I’ve been critical of the CBC over the past few months, emphasizing the need for Canada’s public broadcaster to do more to embrace the potential of new technologies and the Internet.  To that end, there are signs that the CBC is moving in the right direction.  In addition to a Globe and Mail report that indicates that the CBC is talking with Apple and Google about providing video downloads (possibly free), check out the Fifth Estate’s website devoted to this evening’s documentary on former PM Brian Mulroney and the Airbus affair.  The site does exactly what a companion website to a television program should do by offering additional video and audio clips, original documents, and additional background information that was not included in the one-hour program.  It is clear that considerable resources went into the site and I think that it provides a model for others to follow.


  1. about time
    Thanks for the link professor – I always watch the Frontline programs on PBS website and am glad to see that CBC has followed that model with the Fifth Estate website. thanks for the link.

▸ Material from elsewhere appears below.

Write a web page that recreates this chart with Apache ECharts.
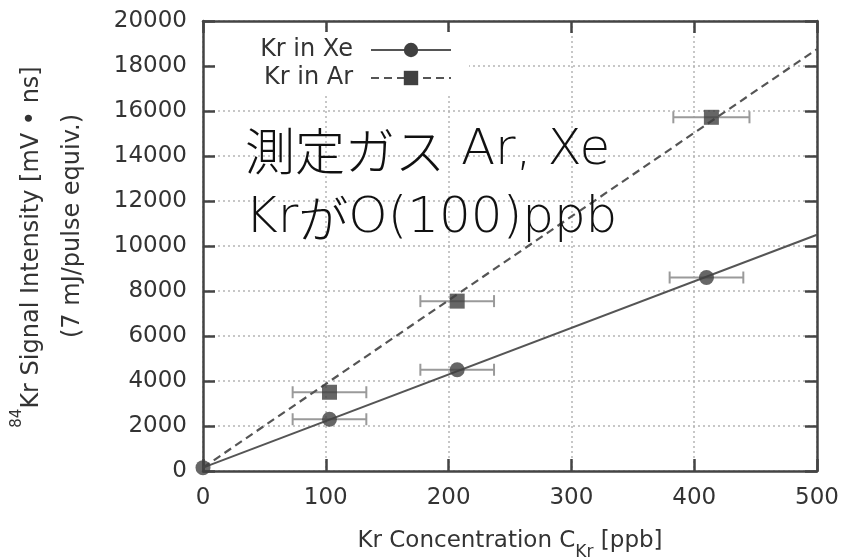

  2. Howard Harawitz says:

    I wish that CBC radio would do more podcasting.
    I’m sure there are lots of folks who would like to listen to shows like As It Happens, Ideas, Sunday Morning, etc., at their leisure.

    I learned from Tod Maffin’s site that some kind of announcement about podcasting is in the works. But I am wondering what is taking so long. PBS in the US has been podcasting many of its shows for some time and is continually adding more.

  3. Professor Geist:

    It’s all well and good that a public broadcaster is incorporating new technologies to bring its views/programs to the masses…but isn’t there something inherently undemocratic about a state sponsored broadcaster? I mean, from a conceptual standpoint, should the public be flipping the bill for an outlet that is underwritten by a central government and regularly espouses a biased world view? Do outlets like the CBC, BBC, et al, really benefit the public and does it really matter which technology they choose to employ?